Ryan Lizza’s much buzzed about recent piece in The New Yorker investigates what Barack Obama might focus on in a second term. Obama could focus on immigration reform, on clean energy and the environment, on shoring up healthcare reform to future attacks from Republicans, on foreign policy. These are all issues that candidate Obama promised to work on in the 2008 election.
But Lizza’s article doesn’t mention another one of Obama’s big 2008 promises. Here he is in 2008, promising to work on getting big money out of politics:
Let me be clear — this isn’t just about ending the failed policies of the Bush years; it’s about ending the failed system in Washington that produces those policies.
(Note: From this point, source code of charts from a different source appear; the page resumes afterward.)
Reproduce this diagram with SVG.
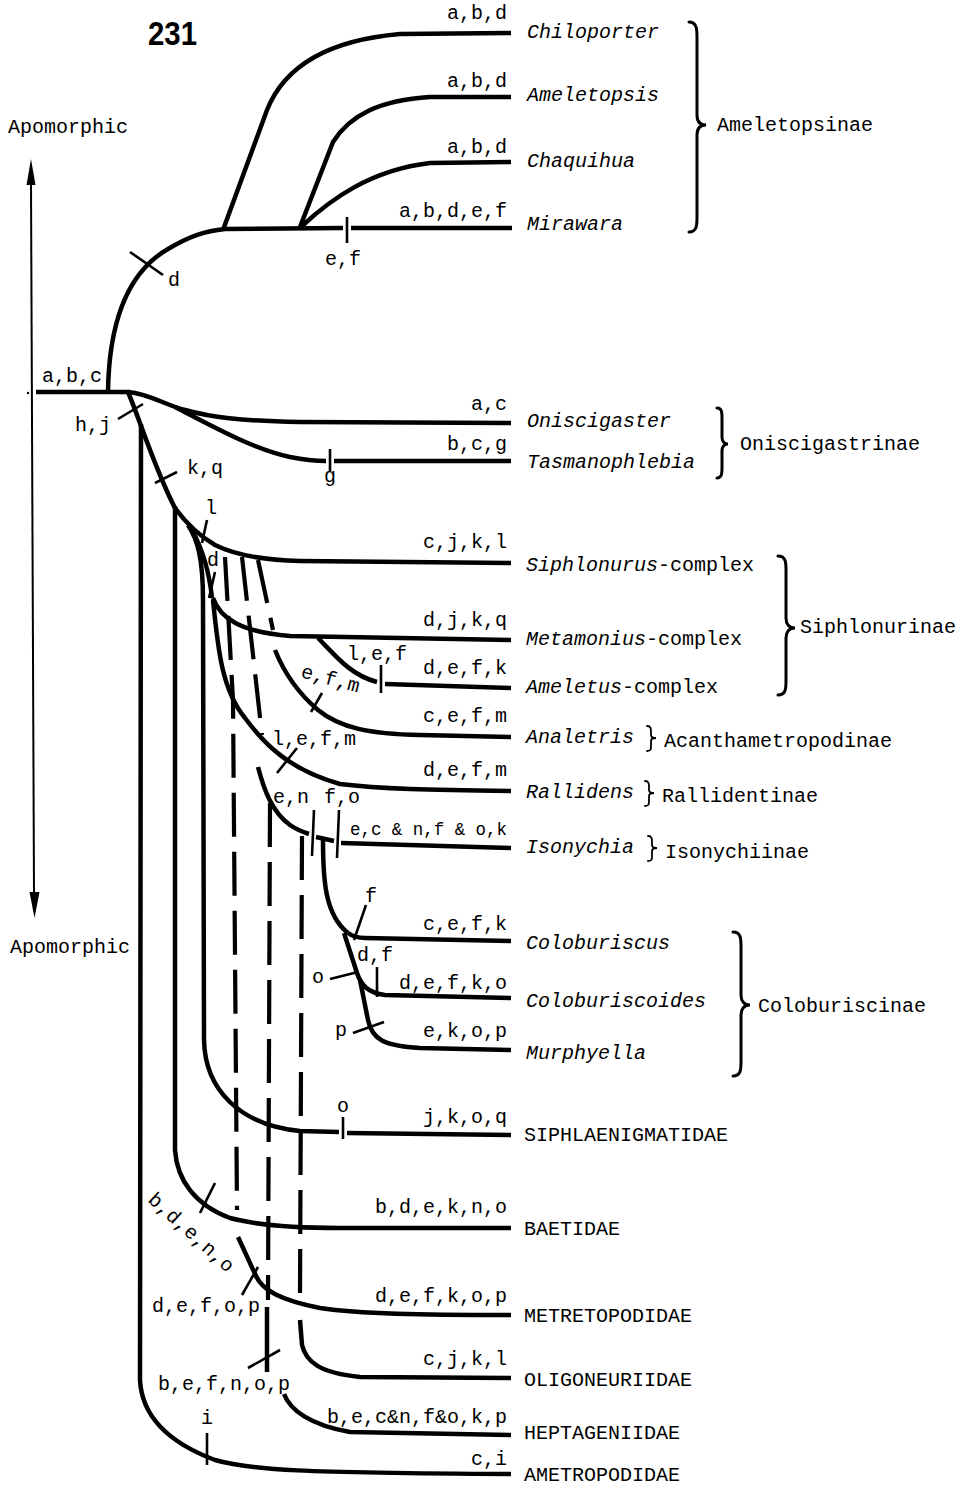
<svg xmlns="http://www.w3.org/2000/svg" width="968" height="1487" viewBox="0 0 968 1487">
<style>
text{font-family:"Liberation Mono","DejaVu Sans Mono",monospace;font-size:20px;fill:#000}
.it{font-style:italic}
.ch{text-anchor:end}
.mid{text-anchor:middle}
.br{fill:none;stroke:#000;stroke-width:3;stroke-linecap:round}
.brs{fill:none;stroke:#000;stroke-width:1.8;stroke-linecap:round}
.ln{fill:none;stroke:#000;stroke-width:4.5;stroke-linecap:butt}
.ds{fill:none;stroke:#000;stroke-width:4.2;stroke-dasharray:44 15}
.tk{fill:none;stroke:#000;stroke-width:2.6}
</style>
<rect width="968" height="1487" fill="#fff"/>

<g id="title">
<text x="148" y="45" style="font-family:'Liberation Sans',Arial,sans-serif;font-weight:bold;font-size:34px" textLength="49" lengthAdjust="spacingAndGlyphs">231</text>
</g>

<g id="axis">
<line x1="31" y1="183" x2="34" y2="893" stroke="#000" stroke-width="2"/>
<path d="M31,159 L26.5,185 L35.5,185 Z" fill="#000"/>
<path d="M34.5,918 L29.5,892 L39.5,892 Z" fill="#000"/>
<text x="8" y="133">Apomorphic</text>
<text x="10" y="953">Apomorphic</text>
</g>

<g id="connectors">
<circle cx="28" cy="393" r="1.2" fill="#000"/>
<path class="ln" d="M36,392 L130,392"/>
<!-- Ameletopsinae -->
<path class="ln" d="M108,392 C109,320 128,272 168,249 C190,236 205,231 225,229 L343,228 M351,228 L512,228"/>
<path class="ln" d="M223,230 L267,110 C285,65 330,40 400,34 L511,33"/>
<path class="ln" d="M300,227 L333,142 C350,115 380,100 430,97 L511,97"/>
<path class="ln" d="M302,226 C330,200 370,170 430,163 L511,162"/>
<path class="tk" d="M130,252 L163,275"/>
<path class="tk" d="M347,217 L347,243"/>
<!-- Oniscigastrinae -->
<path class="ln" d="M128,392 C150,394 165,405 185,410 C210,417 240,421 300,422 L511,423"/>
<path class="ln" d="M175,407 C210,425 250,448 290,457 C305,460 315,461 326,461 M334,461 L511,461"/>
<path class="tk" d="M330,449 L330,472"/>
<!-- main diagonal -->
<path class="ln" d="M128,392 C140,420 155,470 176,510"/>
<path class="tk" d="M118,419 L143,404"/>
<path class="tk" d="M155,483 L177,472"/>
<!-- AMETROPODIDAE -->
<path class="ln" d="M141,424 L140,1380 C142,1420 175,1445 215,1460 C250,1470 300,1473 511,1474"/>
<path class="tk" d="M207,1433 L207,1465"/>
<!-- BAETIDAE -->
<path class="ln" d="M175,506 L175,1150 C177,1180 195,1205 230,1218 C260,1226 300,1228 340,1228 L511,1228"/>
<path class="tk" d="M215,1183 L200,1213"/>
<!-- Siphlonurus -->
<path class="ln" d="M175,508 C185,522 198,535 215,545 C235,555 260,560 300,561 L511,563"/>
<path class="tk" d="M207,520 L202,543"/>
<!-- SIPHLAENIGMATIDAE -->
<path class="ln" d="M188,525 C198,540 203,560 203,600 L204,1040 C205,1090 240,1125 300,1131 L339,1132 M347,1133 L511,1135"/>
<path class="tk" d="M343,1117 L343,1139"/>
<!-- d branch -->
<path class="ln" d="M192,530 C203,550 209,570 212,598"/>
<path class="tk" d="M215,572 L209,598"/>
<!-- Metamonius -->
<path class="ln" d="M213,598 C220,618 240,632 290,636 L511,640"/>
<!-- Ameletus -->
<path class="ln" d="M318,638 C335,655 350,675 377,682 M385,684 L511,688"/>
<path class="tk" d="M381,665 L381,693"/>
<!-- Rallidens -->
<path class="ln" d="M213,600 C218,650 222,690 245,718 C265,745 290,770 340,784 C380,789 430,790 511,791"/>
<path class="tk" d="M297,748 L277,773"/>
<!-- dashed from Siphlonurus line -->
<path class="ds" d="M225,557 L233,700 L237,1210"/>
<path class="ds" d="M242,557 L262,735"/>
<path class="ds" d="M258,560 L273,630"/>
<!-- Analetris -->
<path class="ln" d="M275,650 C285,675 298,693 318,710 C340,728 370,734 420,735 L511,737"/>
<path class="tk" d="M322,693 L311,712"/>
<!-- Isonychia -->
<path class="ln" d="M258,767 C264,790 272,812 290,825 C297,830 303,832 309,834 M316,837 L334,841 M341,843 L511,848"/>
<path class="tk" d="M314,810 L312,856"/>
<path class="tk" d="M339,810 L337,858"/>
<!-- lower dashed lines -->
<path class="ds" d="M270,803 L268,1300"/>
<path class="ln" d="M267,1307 L267,1372"/>
<path class="ln" d="M284,1394 C290,1410 310,1425 350,1432 L511,1435"/>
<path class="tk" d="M280,1350 L248,1368"/>
<path class="ds" d="M302,836 L300,1295"/>
<path class="ln" d="M300,1320 L302,1345 C306,1362 320,1373 360,1377 L511,1378"/>
<!-- METRETOPODIDAE -->
<path class="ln" d="M238,1237 L256,1276 C262,1290 280,1300 320,1308 C360,1314 420,1315 511,1315"/>
<path class="tk" d="M258,1267 L242,1295"/>
<!-- Coloburiscinae -->
<path class="ln" d="M323,840 C323,880 325,915 348,933"/>
<path class="ln" d="M348,933 C352,936 356,938 365,938 L511,941"/>
<path class="tk" d="M366,905 L354,940"/>
<path class="ln" d="M344,933 L357,973 C361,985 368,993 385,995 L511,998"/>
<path class="tk" d="M330,979 L358,972"/>
<path class="tk" d="M377,967 L377,997"/>
<path class="ln" d="M360,980 L368,1020 C372,1040 385,1046 420,1048 L511,1050"/>
<path class="tk" d="M353,1033 L384,1022"/>
</g>

<g id="tick-labels">
<text x="42" y="382">a,b,c</text>
<text x="75" y="431">h,j</text>
<text x="168" y="286">d</text>
<text class="mid" x="343" y="265">e,f</text>
<text class="mid" x="330" y="482">g</text>
<text x="187" y="474">k,q</text>
<text class="mid" x="211" y="514">l</text>
<text class="mid" x="213" y="566">d</text>
<text x="347" y="660">l,e,f</text>
<text x="300" y="677" transform="rotate(15 300 677)">e,f,m</text>
<text x="272" y="745">l,e,f,m</text>
<text x="273" y="803">e,n</text>
<text x="324" y="803">f,o</text>
<text class="mid" x="371" y="902">f</text>
<text x="357" y="961">d,f</text>
<text class="mid" x="318" y="983">o</text>
<text class="mid" x="341" y="1036">p</text>
<text class="mid" x="343" y="1112">o</text>
<text x="147" y="1201" transform="rotate(42 147 1201)">b,d,e,n,o</text>
<text x="152" y="1312">d,e,f,o,p</text>
<text x="158" y="1390">b,e,f,n,o,p</text>
<text class="mid" x="207" y="1424">i</text>
</g>

<g id="Chiloporter"><text class="ch" x="507" y="19">a,b,d</text><text class="it" x="527" y="38">Chiloporter</text></g>
<g id="Ameletopsis"><text class="ch" x="507" y="87">a,b,d</text><text class="it" x="527" y="101">Ameletopsis</text></g>
<g id="Chaquihua"><text class="ch" x="507" y="153">a,b,d</text><text class="it" x="527" y="167">Chaquihua</text></g>
<g id="Mirawara"><text class="ch" x="507" y="217">a,b,d,e,f</text><text class="it" x="527" y="230">Mirawara</text></g>
<g id="Ameletopsinae">
<path class="br" d="M689,22 C697,22 697,30 697,37 L697,115 C697,122 700,125 706,125 C700,125 697,128 697,135 L697,217 C697,225 697,232 689,232"/>
<text x="717" y="131">Ameletopsinae</text>
</g>
<g id="Oniscigaster"><text class="ch" x="507" y="410">a,c</text><text class="it" x="527" y="427">Oniscigaster</text></g>
<g id="Tasmanophlebia"><text class="ch" x="507" y="450">b,c,g</text><text class="it" x="527" y="468">Tasmanophlebia</text></g>
<g id="Oniscigastrinae">
<path class="br" d="M717,408 C722,408 722,413 722,418 L722,437 C722,441 724,444 728,444 C724,444 722,447 722,451 L722,468 C722,473 722,478 717,478"/>
<text x="740" y="450">Oniscigastrinae</text>
</g>
<g id="Siphlonurus-complex"><text class="ch" x="507" y="548">c,j,k,l</text><text x="526" y="571"><tspan class="it">Siphlonurus</tspan>-complex</text></g>
<g id="Metamonius-complex"><text class="ch" x="507" y="626">d,j,k,q</text><text x="526" y="645"><tspan class="it">Metamonius</tspan>-complex</text></g>
<g id="Ameletus-complex"><text class="ch" x="507" y="674">d,e,f,k</text><text x="526" y="693"><tspan class="it">Ameletus</tspan>-complex</text></g>
<g id="Siphlonurinae">
<path class="br" d="M778,556 C786,556 786,563 786,570 L786,618 C786,624 789,628 795,628 C789,628 786,632 786,638 L786,681 C786,688 786,695 778,695"/>
<text x="800" y="633">Siphlonurinae</text>
</g>
<g id="Analetris"><text class="ch" x="507" y="722">c,e,f,m</text><text class="it" x="526" y="743">Analetris</text>
<path class="brs" d="M647,726 C651,726 651,729 651,732 L651,735 C651,737 653,738 656,738 C653,738 651,739 651,741 L651,746 C651,749 651,751 647,751"/>
<text x="664" y="747">Acanthametropodinae</text></g>
<g id="Rallidens"><text class="ch" x="507" y="776">d,e,f,m</text><text class="it" x="526" y="798">Rallidens</text>
<path class="brs" d="M645,781 C649,781 649,784 649,787 L649,790 C649,792 651,793 654,793 C651,793 649,794 649,796 L649,801 C649,804 649,806 645,806"/>
<text x="662" y="802">Rallidentinae</text></g>
<g id="Isonychia"><text class="ch" x="507" y="835" style="font-size:19px" textLength="157" lengthAdjust="spacingAndGlyphs">e,c &amp; n,f &amp; o,k</text><text class="it" x="526" y="853">Isonychia</text>
<path class="brs" d="M648,836 C652,836 652,839 652,842 L652,845 C652,847 654,848 657,848 C654,848 652,849 652,851 L652,856 C652,859 652,861 648,861"/>
<text x="665" y="858">Isonychiinae</text></g>
<g id="Coloburiscus"><text class="ch" x="507" y="930">c,e,f,k</text><text class="it" x="526" y="949">Coloburiscus</text></g>
<g id="Coloburiscoides"><text class="ch" x="507" y="989">d,e,f,k,o</text><text class="it" x="526" y="1007">Coloburiscoides</text></g>
<g id="Murphyella"><text class="ch" x="507" y="1037">e,k,o,p</text><text class="it" x="526" y="1059">Murphyella</text></g>
<g id="Coloburiscinae">
<path class="br" d="M733,932 C741,932 741,939 741,946 L741,995 C741,1001 744,1005 750,1005 C744,1005 741,1009 741,1015 L741,1062 C741,1069 741,1076 733,1076"/>
<text x="758" y="1012">Coloburiscinae</text>
</g>
<g id="SIPHLAENIGMATIDAE"><text class="ch" x="507" y="1123">j,k,o,q</text><text x="524" y="1141">SIPHLAENIGMATIDAE</text></g>
<g id="BAETIDAE"><text class="ch" x="507" y="1213">b,d,e,k,n,o</text><text x="524" y="1235">BAETIDAE</text></g>
<g id="METRETOPODIDAE"><text class="ch" x="507" y="1302">d,e,f,k,o,p</text><text x="524" y="1322">METRETOPODIDAE</text></g>
<g id="OLIGONEURIIDAE"><text class="ch" x="507" y="1365">c,j,k,l</text><text x="524" y="1386">OLIGONEURIIDAE</text></g>
<g id="HEPTAGENIIDAE"><text class="ch" x="507" y="1423">b,e,c&amp;n,f&amp;o,k,p</text><text x="524" y="1439">HEPTAGENIIDAE</text></g>
<g id="AMETROPODIDAE"><text class="ch" x="507" y="1465">c,i</text><text x="524" y="1481">AMETROPODIDAE</text></g>
</svg>
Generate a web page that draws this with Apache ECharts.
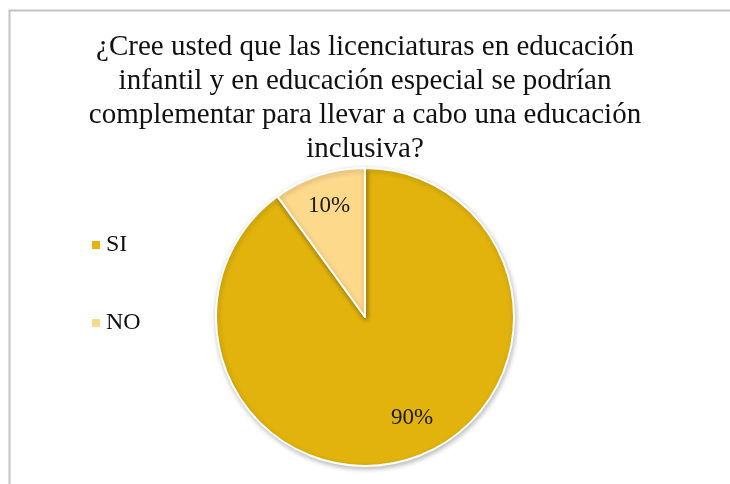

For far too long, through both Democratic and Republican administrations, Washington has allowed Wall Street to use lobbyists and campaign contributions to rig the system and get its way, no matter what it costs ordinary Americans.
Yet while in office, Obama has done little to follow through on these promises — instead, he has embraced the failed system, spending more time fundraising than any incumbent president in history and flouting his own rules on lobbyists and government contractors in the White House.
Yesterday, Obama advisor David Axelrod apparently backed the idea of a constitutional amendment to stop the flood of corporate money that has inundated American elections in recent years:
“The long-term implications for our government, our democracy, are very, very grave,” he said during a discussion with John Heilemann of New York magazine at the 92nd Street Y on Manhattan’s Upper East Side. “I hope that one of the things we can do, when we win this election, is use whatever tools are available, up to and including a Constitutional amendment, to turn this back.”
We should applaud any Obama efforts to reform the system he had so harshly criticized. And an amendment — which could take years to pass — isn’t even the first step. Republic Report has already listed four actions the president could take right now to start to clean up the everyday corruption plaguing Washington. He could issue an executive order mandating campaign disclosure by government contractors, strengthen the Federal Elections Commission, use the Securities and Exchange Commission to empower investors with information about corporate political spending, and press for measures to add transparency to our elections.
And he doesn’t need to work with an obstructionist Congress to do this. So, if fixing Washington is as urgent as both Obama in 2008 and Axelrod this week claimed, what’s stopping the president from working on this issue before he starts a second term?